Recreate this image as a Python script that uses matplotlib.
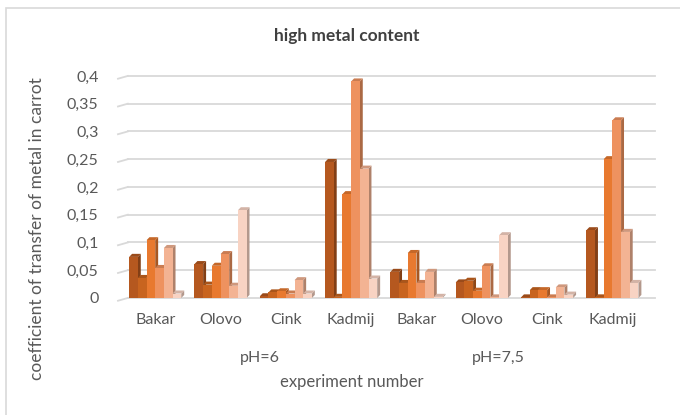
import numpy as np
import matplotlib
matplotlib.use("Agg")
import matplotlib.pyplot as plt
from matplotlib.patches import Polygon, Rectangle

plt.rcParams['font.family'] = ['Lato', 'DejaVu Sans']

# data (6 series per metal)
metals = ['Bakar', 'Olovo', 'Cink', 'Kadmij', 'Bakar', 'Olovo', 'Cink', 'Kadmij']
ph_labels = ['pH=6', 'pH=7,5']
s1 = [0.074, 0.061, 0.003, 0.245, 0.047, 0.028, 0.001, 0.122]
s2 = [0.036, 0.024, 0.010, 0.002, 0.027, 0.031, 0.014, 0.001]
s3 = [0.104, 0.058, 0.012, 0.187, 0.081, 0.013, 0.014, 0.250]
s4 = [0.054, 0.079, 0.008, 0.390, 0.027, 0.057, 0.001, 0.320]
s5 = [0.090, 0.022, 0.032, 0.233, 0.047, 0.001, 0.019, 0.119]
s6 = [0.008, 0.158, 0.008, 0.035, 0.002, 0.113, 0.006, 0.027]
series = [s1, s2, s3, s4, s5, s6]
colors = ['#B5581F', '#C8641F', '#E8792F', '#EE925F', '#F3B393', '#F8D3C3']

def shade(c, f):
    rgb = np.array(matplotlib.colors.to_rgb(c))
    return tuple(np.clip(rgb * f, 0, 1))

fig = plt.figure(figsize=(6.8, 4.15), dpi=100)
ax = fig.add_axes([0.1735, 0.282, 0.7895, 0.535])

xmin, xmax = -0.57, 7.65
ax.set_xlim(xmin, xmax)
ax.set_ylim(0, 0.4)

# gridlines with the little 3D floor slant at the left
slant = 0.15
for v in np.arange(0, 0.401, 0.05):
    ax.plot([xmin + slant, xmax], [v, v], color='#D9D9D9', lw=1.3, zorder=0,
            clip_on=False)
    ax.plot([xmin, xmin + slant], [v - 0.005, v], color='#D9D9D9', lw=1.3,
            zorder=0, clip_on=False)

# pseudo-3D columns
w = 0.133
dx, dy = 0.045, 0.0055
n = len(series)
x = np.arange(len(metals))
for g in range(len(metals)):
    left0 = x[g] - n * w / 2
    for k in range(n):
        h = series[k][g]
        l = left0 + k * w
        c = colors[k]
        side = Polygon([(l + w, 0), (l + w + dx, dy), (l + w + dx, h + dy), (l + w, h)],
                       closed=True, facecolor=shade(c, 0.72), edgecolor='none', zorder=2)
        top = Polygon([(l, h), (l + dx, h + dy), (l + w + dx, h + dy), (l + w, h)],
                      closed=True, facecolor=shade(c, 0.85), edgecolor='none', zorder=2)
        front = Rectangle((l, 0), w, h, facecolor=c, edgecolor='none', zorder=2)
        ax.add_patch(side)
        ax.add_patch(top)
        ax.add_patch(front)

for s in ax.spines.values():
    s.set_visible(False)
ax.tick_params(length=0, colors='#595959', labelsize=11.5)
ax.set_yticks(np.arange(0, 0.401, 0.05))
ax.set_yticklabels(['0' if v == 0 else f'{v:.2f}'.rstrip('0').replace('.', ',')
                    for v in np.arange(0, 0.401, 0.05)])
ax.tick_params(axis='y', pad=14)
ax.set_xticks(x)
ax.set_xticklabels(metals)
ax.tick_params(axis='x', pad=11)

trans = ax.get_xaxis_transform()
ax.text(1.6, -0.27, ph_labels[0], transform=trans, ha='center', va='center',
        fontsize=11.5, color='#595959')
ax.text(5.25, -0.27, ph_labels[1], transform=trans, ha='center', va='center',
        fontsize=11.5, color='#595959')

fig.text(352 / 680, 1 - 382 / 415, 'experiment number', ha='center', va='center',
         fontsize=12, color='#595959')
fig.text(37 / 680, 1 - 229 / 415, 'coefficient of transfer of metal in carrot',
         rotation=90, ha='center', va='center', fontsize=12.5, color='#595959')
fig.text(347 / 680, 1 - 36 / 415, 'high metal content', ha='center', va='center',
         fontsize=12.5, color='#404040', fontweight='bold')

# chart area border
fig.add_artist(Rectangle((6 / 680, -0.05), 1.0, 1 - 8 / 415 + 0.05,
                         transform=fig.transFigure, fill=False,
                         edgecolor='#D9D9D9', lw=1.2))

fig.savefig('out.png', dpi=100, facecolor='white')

---

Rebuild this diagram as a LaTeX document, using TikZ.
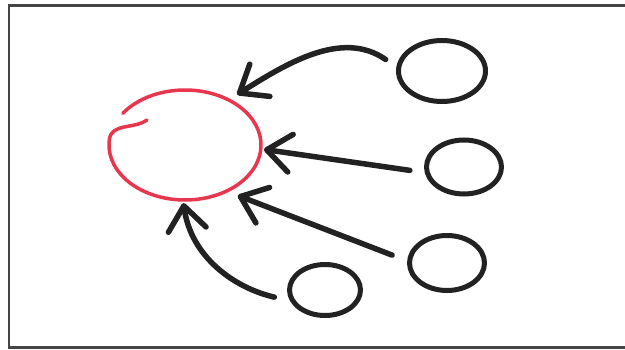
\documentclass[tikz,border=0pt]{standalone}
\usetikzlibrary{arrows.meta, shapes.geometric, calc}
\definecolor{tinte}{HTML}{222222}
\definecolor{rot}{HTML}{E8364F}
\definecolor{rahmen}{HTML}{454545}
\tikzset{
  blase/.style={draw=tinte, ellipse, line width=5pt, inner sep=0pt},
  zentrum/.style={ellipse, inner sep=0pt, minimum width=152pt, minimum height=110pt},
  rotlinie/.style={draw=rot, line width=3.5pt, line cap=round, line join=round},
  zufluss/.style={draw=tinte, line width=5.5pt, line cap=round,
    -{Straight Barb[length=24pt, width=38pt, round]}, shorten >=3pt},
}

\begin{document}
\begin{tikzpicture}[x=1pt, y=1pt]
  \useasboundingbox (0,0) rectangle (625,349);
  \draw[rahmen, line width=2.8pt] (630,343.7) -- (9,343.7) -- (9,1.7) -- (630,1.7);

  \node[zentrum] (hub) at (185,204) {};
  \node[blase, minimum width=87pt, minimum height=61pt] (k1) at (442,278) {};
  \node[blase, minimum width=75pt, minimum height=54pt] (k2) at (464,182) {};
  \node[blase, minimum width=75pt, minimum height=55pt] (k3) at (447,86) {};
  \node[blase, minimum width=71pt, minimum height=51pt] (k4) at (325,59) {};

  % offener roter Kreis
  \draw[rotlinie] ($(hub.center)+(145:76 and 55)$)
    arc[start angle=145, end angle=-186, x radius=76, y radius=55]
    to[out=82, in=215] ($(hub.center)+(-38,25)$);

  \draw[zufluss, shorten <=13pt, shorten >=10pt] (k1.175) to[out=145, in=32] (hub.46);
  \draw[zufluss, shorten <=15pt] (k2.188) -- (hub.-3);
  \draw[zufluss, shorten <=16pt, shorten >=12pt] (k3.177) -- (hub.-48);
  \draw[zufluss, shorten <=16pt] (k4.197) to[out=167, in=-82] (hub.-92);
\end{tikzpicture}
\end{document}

---

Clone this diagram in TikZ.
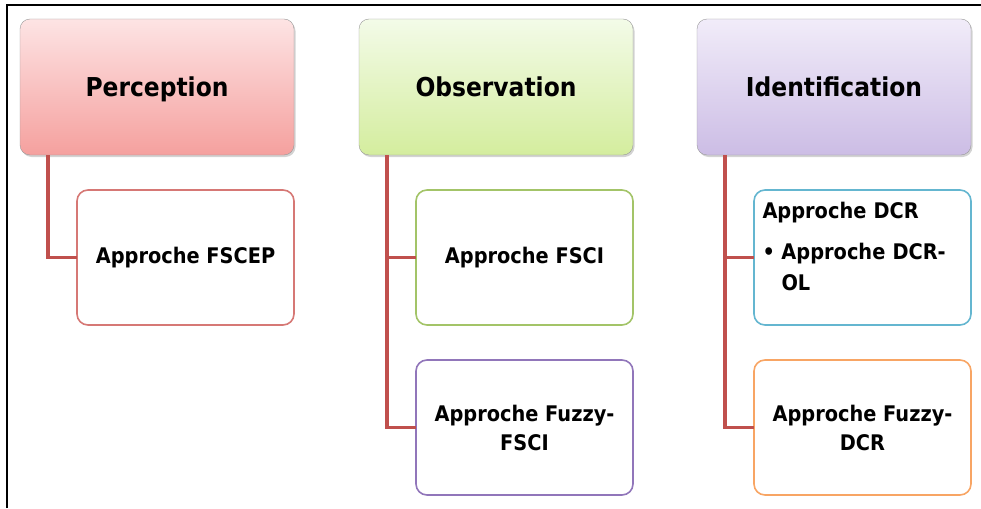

EXERCISE REQUIREMENTS:
Start at the line with "Recreate this image", stop at the line with "plt.rcParams['font.family'] = ['Lato', 'DejaVu", both lines included, and repeat that span exactly without its pictures.

SOLUTION FOR THIS TASK:
Recreate this image as a Python script that uses matplotlib.
import numpy as np
import matplotlib
matplotlib.use("Agg")
import matplotlib.pyplot as plt
from matplotlib.patches import Polygon, Rectangle

plt.rcParams['font.family'] = ['Lato', 'DejaVu Sans']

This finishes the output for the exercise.